------ Records for this exercise ------

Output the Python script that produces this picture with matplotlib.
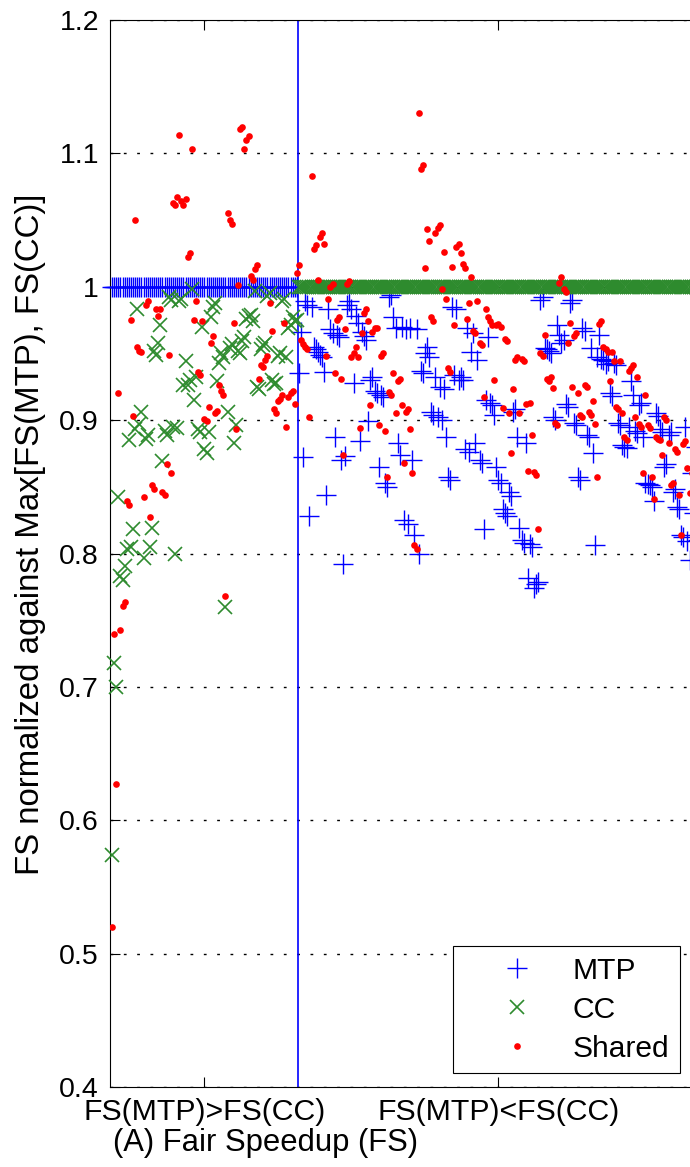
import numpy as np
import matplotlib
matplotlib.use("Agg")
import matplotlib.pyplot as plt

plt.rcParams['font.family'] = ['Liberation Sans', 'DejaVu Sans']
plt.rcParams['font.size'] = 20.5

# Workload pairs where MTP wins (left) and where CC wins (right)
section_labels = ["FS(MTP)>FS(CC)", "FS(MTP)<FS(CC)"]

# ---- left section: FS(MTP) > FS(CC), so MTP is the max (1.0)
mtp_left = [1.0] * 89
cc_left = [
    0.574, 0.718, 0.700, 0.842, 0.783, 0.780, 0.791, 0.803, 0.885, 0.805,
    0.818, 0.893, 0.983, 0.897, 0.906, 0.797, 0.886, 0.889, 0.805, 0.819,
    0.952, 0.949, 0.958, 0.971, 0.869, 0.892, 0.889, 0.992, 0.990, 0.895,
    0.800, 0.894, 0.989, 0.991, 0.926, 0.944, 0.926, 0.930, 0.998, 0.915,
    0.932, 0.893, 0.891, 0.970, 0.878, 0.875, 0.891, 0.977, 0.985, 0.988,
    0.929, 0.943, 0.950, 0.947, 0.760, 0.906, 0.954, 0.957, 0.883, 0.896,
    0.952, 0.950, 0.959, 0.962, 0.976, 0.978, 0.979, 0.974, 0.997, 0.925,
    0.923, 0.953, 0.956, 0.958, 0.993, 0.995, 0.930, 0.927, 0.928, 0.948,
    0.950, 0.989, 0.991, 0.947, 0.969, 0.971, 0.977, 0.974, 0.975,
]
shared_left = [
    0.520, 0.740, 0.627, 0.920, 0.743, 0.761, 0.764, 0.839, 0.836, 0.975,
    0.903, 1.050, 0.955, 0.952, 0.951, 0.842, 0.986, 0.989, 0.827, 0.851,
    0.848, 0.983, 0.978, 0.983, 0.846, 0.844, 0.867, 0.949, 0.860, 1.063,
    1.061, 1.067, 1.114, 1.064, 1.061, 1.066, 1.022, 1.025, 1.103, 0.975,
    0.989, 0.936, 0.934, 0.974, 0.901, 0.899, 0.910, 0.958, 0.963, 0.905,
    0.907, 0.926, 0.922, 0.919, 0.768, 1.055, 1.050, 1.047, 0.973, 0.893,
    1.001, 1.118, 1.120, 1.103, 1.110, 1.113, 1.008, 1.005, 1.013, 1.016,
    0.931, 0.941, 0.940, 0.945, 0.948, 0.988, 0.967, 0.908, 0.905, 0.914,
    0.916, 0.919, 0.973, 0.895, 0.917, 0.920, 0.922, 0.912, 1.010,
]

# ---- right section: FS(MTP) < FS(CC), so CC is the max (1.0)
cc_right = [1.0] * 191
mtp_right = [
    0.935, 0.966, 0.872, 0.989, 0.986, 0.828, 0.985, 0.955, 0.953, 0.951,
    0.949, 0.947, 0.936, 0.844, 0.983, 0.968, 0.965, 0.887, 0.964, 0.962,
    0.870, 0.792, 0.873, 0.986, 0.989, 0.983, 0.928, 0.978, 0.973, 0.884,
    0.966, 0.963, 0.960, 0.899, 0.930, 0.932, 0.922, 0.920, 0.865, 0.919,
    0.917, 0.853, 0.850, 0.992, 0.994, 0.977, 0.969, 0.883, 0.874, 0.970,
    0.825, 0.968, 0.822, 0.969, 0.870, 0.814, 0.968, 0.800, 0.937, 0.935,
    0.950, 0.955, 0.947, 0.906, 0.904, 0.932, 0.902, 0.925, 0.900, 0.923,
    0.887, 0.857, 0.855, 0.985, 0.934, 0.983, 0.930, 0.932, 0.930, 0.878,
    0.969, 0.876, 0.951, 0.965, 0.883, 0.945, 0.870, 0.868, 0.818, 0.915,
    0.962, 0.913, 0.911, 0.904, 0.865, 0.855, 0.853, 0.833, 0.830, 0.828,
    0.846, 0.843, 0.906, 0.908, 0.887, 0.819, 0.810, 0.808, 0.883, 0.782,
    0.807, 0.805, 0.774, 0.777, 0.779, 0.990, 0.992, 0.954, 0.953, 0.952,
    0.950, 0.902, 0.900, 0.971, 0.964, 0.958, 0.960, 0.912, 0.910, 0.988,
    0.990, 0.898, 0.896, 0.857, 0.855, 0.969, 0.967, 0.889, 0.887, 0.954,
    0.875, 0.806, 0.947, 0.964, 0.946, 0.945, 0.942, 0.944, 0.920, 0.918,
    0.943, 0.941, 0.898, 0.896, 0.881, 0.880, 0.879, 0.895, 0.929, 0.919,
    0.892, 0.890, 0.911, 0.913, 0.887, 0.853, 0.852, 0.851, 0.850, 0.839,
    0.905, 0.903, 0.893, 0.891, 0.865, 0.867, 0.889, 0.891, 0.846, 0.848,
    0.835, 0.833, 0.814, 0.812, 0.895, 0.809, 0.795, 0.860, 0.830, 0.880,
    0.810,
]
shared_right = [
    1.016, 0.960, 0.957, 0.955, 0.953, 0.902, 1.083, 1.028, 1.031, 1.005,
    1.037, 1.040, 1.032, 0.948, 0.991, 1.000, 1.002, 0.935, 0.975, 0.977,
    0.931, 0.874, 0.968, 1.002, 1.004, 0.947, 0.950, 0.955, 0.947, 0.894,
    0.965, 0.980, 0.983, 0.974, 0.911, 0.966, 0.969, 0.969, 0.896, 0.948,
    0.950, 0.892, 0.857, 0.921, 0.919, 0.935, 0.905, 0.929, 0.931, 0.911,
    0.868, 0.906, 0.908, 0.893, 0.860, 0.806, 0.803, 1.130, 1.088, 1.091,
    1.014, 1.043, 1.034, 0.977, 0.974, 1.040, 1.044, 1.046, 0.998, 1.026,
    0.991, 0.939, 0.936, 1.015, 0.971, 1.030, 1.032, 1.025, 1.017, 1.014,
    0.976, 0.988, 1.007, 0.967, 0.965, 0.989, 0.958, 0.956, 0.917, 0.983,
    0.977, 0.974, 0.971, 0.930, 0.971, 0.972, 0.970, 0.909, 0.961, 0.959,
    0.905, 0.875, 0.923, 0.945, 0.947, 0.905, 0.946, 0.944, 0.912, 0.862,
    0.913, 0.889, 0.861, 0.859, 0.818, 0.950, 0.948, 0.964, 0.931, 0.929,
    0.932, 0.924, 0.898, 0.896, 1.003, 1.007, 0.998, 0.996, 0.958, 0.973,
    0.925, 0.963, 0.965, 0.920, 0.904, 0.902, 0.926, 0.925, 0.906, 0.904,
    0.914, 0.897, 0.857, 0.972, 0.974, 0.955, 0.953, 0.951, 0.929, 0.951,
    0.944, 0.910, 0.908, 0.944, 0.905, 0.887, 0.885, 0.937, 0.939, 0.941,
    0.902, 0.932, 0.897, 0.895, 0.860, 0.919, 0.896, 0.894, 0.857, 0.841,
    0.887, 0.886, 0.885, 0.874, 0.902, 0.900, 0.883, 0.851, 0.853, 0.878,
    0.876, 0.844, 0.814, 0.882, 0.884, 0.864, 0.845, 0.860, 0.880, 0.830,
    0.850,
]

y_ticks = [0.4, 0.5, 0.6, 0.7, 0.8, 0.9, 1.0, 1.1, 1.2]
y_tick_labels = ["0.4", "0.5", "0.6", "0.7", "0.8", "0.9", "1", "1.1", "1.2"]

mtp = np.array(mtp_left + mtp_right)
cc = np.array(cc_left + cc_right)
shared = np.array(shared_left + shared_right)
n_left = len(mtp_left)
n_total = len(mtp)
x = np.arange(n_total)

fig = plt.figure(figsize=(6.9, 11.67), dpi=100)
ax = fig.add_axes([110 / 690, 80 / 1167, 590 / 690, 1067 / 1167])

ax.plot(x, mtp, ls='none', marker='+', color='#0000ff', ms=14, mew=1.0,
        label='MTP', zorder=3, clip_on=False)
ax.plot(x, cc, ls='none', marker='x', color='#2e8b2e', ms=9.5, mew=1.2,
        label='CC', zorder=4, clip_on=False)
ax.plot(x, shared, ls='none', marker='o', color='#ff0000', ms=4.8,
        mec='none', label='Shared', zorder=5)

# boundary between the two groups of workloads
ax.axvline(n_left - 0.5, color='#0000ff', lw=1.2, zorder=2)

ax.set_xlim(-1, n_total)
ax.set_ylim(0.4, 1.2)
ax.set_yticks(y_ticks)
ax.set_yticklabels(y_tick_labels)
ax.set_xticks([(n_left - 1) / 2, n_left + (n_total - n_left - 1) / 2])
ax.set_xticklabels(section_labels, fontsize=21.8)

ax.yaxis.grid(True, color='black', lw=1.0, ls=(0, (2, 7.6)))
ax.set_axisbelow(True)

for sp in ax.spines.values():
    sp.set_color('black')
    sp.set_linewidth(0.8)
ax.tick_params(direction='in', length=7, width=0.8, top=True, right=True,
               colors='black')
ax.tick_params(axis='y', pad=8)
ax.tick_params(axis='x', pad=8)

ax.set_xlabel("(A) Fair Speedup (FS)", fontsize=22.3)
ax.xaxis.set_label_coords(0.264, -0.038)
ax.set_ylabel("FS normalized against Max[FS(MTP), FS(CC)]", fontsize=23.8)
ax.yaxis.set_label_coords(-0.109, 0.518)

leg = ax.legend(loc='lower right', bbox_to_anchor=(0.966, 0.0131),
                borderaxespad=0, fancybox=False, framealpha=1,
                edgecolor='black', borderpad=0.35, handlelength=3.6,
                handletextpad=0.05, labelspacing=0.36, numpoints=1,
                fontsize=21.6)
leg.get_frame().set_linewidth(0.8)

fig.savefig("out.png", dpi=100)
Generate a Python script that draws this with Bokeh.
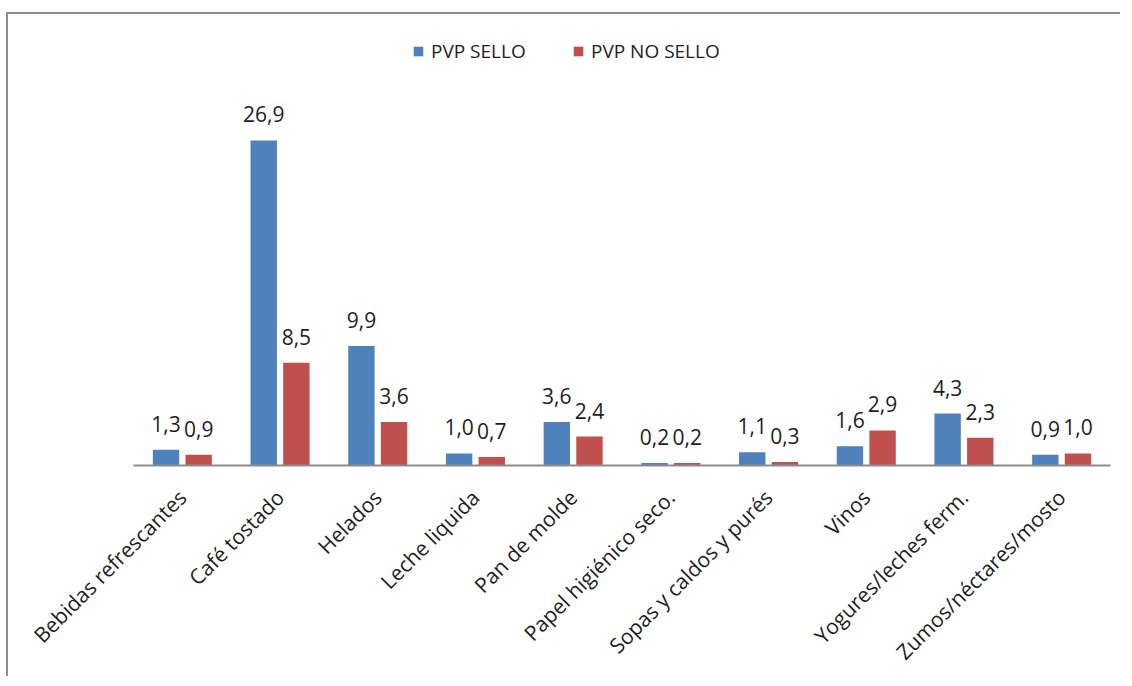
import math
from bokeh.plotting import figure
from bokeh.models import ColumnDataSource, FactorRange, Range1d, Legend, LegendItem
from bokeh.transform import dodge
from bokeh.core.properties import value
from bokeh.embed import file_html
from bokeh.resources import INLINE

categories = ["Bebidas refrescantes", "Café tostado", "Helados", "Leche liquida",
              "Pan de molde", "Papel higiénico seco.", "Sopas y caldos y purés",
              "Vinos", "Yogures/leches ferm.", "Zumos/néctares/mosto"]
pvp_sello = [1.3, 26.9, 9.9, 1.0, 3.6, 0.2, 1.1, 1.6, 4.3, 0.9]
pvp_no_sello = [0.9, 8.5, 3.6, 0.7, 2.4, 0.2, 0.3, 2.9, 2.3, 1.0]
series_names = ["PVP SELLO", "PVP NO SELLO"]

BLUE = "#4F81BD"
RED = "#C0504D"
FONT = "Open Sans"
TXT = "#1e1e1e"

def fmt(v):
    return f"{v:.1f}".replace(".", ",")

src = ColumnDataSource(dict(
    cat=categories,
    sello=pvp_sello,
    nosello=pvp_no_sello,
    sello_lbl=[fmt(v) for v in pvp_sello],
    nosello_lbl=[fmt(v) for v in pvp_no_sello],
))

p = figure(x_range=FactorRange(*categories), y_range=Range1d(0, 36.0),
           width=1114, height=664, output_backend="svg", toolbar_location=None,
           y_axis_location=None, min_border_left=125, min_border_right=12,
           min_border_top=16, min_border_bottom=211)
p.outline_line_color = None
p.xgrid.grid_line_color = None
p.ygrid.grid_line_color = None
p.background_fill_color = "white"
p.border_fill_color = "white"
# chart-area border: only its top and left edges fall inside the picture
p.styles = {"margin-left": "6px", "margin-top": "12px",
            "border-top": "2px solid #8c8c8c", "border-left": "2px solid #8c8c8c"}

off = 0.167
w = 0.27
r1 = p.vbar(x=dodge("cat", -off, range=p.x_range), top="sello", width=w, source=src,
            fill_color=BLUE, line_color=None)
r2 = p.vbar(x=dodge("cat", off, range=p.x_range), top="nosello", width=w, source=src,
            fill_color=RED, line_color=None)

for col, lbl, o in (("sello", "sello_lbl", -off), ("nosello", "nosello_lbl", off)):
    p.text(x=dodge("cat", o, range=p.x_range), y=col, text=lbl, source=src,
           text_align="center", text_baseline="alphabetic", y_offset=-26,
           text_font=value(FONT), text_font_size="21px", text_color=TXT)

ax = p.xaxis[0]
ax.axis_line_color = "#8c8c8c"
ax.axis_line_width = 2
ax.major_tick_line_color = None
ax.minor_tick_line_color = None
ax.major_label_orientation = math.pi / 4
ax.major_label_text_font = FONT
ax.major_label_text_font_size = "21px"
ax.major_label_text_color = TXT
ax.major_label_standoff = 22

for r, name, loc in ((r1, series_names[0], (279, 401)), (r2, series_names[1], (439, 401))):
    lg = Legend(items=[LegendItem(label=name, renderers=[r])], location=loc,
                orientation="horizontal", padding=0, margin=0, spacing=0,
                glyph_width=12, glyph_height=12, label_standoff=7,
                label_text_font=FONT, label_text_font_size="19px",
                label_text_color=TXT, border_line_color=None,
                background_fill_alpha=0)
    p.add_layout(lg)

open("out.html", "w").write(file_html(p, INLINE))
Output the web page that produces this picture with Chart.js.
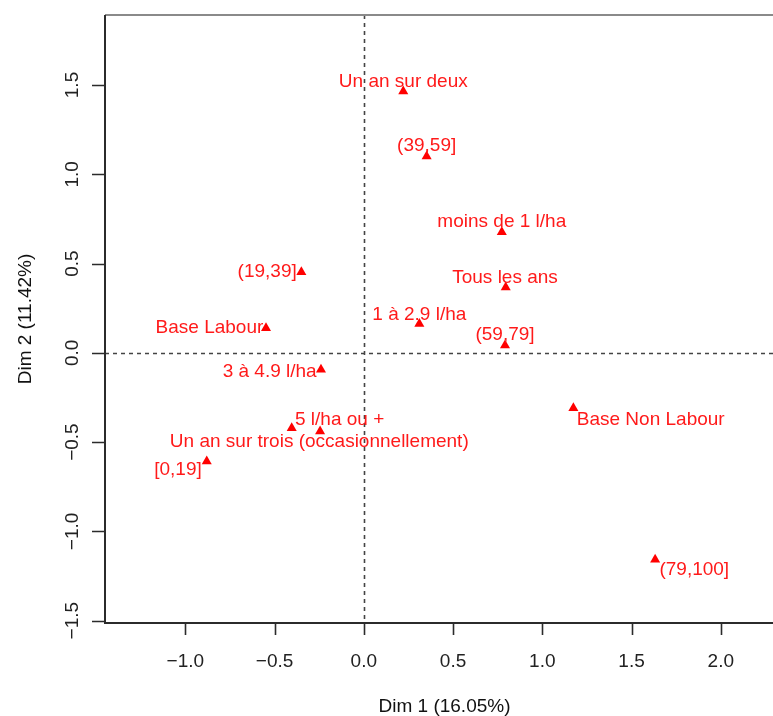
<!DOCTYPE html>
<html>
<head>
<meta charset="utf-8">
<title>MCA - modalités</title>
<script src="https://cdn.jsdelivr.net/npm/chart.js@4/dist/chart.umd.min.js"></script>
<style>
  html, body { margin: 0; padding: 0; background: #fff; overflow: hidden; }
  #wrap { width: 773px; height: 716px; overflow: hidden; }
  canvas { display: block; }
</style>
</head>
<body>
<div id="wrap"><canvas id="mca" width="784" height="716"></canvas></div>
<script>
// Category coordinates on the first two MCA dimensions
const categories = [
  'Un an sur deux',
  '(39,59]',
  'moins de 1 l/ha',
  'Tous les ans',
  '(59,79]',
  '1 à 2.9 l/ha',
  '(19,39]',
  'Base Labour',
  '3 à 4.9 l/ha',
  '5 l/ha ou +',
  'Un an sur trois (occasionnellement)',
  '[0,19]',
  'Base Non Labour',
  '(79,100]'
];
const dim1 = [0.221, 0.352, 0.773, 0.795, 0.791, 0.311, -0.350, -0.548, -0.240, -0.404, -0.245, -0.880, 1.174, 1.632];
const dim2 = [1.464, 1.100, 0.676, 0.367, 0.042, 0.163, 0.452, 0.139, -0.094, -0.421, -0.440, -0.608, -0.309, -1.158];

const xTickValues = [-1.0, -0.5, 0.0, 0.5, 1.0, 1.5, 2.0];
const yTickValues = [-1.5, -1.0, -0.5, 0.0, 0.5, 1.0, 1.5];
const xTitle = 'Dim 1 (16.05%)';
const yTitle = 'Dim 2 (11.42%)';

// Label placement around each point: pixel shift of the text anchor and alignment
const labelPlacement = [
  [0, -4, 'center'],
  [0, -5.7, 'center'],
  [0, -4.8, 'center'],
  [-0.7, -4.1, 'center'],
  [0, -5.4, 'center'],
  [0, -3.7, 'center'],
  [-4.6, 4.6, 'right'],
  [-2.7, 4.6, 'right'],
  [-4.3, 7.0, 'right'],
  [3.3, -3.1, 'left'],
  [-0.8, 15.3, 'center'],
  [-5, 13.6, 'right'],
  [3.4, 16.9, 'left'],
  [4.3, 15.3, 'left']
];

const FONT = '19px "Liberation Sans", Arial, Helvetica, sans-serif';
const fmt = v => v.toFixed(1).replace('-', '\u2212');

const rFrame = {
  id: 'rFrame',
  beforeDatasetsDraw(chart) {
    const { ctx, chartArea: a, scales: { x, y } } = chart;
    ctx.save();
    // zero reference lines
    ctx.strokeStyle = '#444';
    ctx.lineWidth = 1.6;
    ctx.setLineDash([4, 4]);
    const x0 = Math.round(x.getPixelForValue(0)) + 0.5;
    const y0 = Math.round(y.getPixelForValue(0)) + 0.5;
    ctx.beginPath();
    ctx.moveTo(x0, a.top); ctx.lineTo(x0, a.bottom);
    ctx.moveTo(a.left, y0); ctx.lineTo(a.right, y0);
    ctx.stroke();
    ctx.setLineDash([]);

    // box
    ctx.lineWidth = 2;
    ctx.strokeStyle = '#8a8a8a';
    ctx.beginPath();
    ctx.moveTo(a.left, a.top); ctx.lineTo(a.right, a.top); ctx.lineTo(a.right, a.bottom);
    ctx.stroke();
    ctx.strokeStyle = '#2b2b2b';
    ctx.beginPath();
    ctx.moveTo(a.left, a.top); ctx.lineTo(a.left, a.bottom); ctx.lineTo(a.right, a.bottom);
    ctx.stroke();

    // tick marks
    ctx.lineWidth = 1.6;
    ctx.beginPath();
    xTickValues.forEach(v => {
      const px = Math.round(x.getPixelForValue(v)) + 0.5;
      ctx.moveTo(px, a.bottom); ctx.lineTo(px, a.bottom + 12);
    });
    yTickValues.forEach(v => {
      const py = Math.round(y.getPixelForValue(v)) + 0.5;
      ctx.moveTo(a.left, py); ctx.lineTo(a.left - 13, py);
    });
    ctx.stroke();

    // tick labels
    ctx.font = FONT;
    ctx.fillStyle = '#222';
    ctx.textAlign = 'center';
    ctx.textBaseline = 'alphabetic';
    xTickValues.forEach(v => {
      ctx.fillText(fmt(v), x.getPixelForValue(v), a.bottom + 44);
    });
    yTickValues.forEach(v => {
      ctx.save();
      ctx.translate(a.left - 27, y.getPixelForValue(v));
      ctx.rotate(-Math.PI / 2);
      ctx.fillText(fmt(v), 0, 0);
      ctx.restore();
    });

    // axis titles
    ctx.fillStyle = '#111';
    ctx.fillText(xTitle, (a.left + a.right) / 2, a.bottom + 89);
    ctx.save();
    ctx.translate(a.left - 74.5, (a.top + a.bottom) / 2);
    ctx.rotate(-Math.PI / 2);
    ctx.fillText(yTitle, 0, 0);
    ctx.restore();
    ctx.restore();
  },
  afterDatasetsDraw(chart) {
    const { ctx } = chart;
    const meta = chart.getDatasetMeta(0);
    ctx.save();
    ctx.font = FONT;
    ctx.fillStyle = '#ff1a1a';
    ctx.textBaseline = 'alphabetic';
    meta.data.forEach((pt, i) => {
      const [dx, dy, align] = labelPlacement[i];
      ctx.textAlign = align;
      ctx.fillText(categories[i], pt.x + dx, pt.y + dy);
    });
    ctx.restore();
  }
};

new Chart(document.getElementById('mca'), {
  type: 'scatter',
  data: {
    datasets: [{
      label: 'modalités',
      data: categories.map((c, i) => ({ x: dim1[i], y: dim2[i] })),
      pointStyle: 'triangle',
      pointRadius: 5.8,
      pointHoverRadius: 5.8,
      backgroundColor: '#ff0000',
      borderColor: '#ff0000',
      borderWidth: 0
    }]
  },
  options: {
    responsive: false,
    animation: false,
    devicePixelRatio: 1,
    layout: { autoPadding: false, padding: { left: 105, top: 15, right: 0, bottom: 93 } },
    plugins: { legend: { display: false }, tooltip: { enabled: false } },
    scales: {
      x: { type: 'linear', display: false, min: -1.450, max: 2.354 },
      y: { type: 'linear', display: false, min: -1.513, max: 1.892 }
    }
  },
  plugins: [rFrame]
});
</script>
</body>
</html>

------

Job: Repeat, with no pictures, exactly the lines from the one containing "Output the web" through the one containing "const yTitle = 'Dim 2 (11.42%)';", the first and last included.

Correct output:
Output the web page that produces this picture with Chart.js.
<!DOCTYPE html>
<html>
<head>
<meta charset="utf-8">
<title>MCA - modalités</title>
<script src="https://cdn.jsdelivr.net/npm/chart.js@4/dist/chart.umd.min.js"></script>
<style>
  html, body { margin: 0; padding: 0; background: #fff; overflow: hidden; }
  #wrap { width: 773px; height: 716px; overflow: hidden; }
  canvas { display: block; }
</style>
</head>
<body>
<div id="wrap"><canvas id="mca" width="784" height="716"></canvas></div>
<script>
// Category coordinates on the first two MCA dimensions
const categories = [
  'Un an sur deux',
  '(39,59]',
  'moins de 1 l/ha',
  'Tous les ans',
  '(59,79]',
  '1 à 2.9 l/ha',
  '(19,39]',
  'Base Labour',
  '3 à 4.9 l/ha',
  '5 l/ha ou +',
  'Un an sur trois (occasionnellement)',
  '[0,19]',
  'Base Non Labour',
  '(79,100]'
];
const dim1 = [0.221, 0.352, 0.773, 0.795, 0.791, 0.311, -0.350, -0.548, -0.240, -0.404, -0.245, -0.880, 1.174, 1.632];
const dim2 = [1.464, 1.100, 0.676, 0.367, 0.042, 0.163, 0.452, 0.139, -0.094, -0.421, -0.440, -0.608, -0.309, -1.158];

const xTickValues = [-1.0, -0.5, 0.0, 0.5, 1.0, 1.5, 2.0];
const yTickValues = [-1.5, -1.0, -0.5, 0.0, 0.5, 1.0, 1.5];
const xTitle = 'Dim 1 (16.05%)';
const yTitle = 'Dim 2 (11.42%)';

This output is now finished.